Use Descriptive Anchor Text
When linking internally, use descriptive anchor text — that is, the clickable text in a hyperlink. This helps users and search engines understand what the linked page is about. It's like giving a brief preview of what's to come.
But remember to keep it natural and relevant — overly optimized or keyword-stuffed anchor text can look spammy and may harm your SEO.
Link to Your Cornerstone Content
Lastly, consistently link to your cornerstone content. These are the main pages that you want to rank high in search engines.
By frequently linking to these pages, you're telling search engines that these pages are important and valuable.

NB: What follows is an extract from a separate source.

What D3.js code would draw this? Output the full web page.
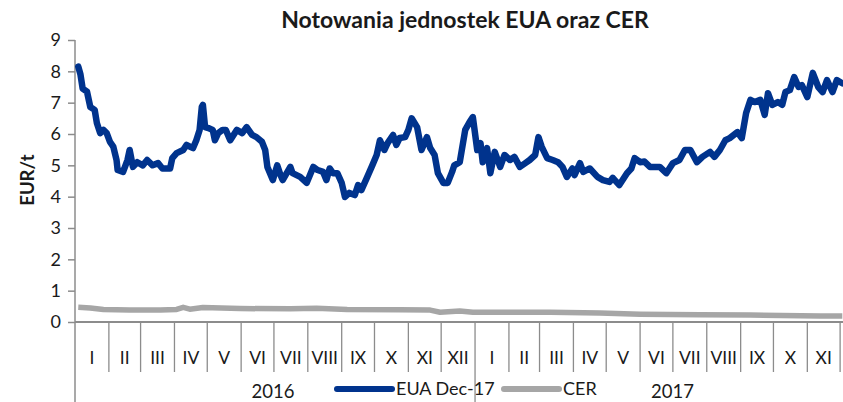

It's like putting up sign boards pointing towards your best stuff.
Maintaining a healthy internal link structure is a bit like tending a garden — it requires regular care and attention, but the results are well worth the effort.
By following these strategies, you can help ensure your website stays navigable, user-friendly, and SEO-friendly.
Finding and fixing broken links might seem like a small task, but it plays a big role in your website's overall health and success.
Think about it — by eliminating these errors, you're not just improving your website's SEO and user experience, but you're also building trust with your visitors (and trust in the online world is a big deal!).
Looking forward, it's essential to add the lessons learned today in your website management toolkit.
Regularly audit your website for broken links, keep your website structure simple and organized, and always update links whenever you change a page's URL or remove a page; it might not be the most glamorous task, but it makes a big difference.
At the end of the day, each broken link you fix is like removing a roadblock on your visitor's journey, making it easier for them to reach their destination — your valuable content.
A well-maintained website is a successful website, and you're on your way to making yours the best it can be!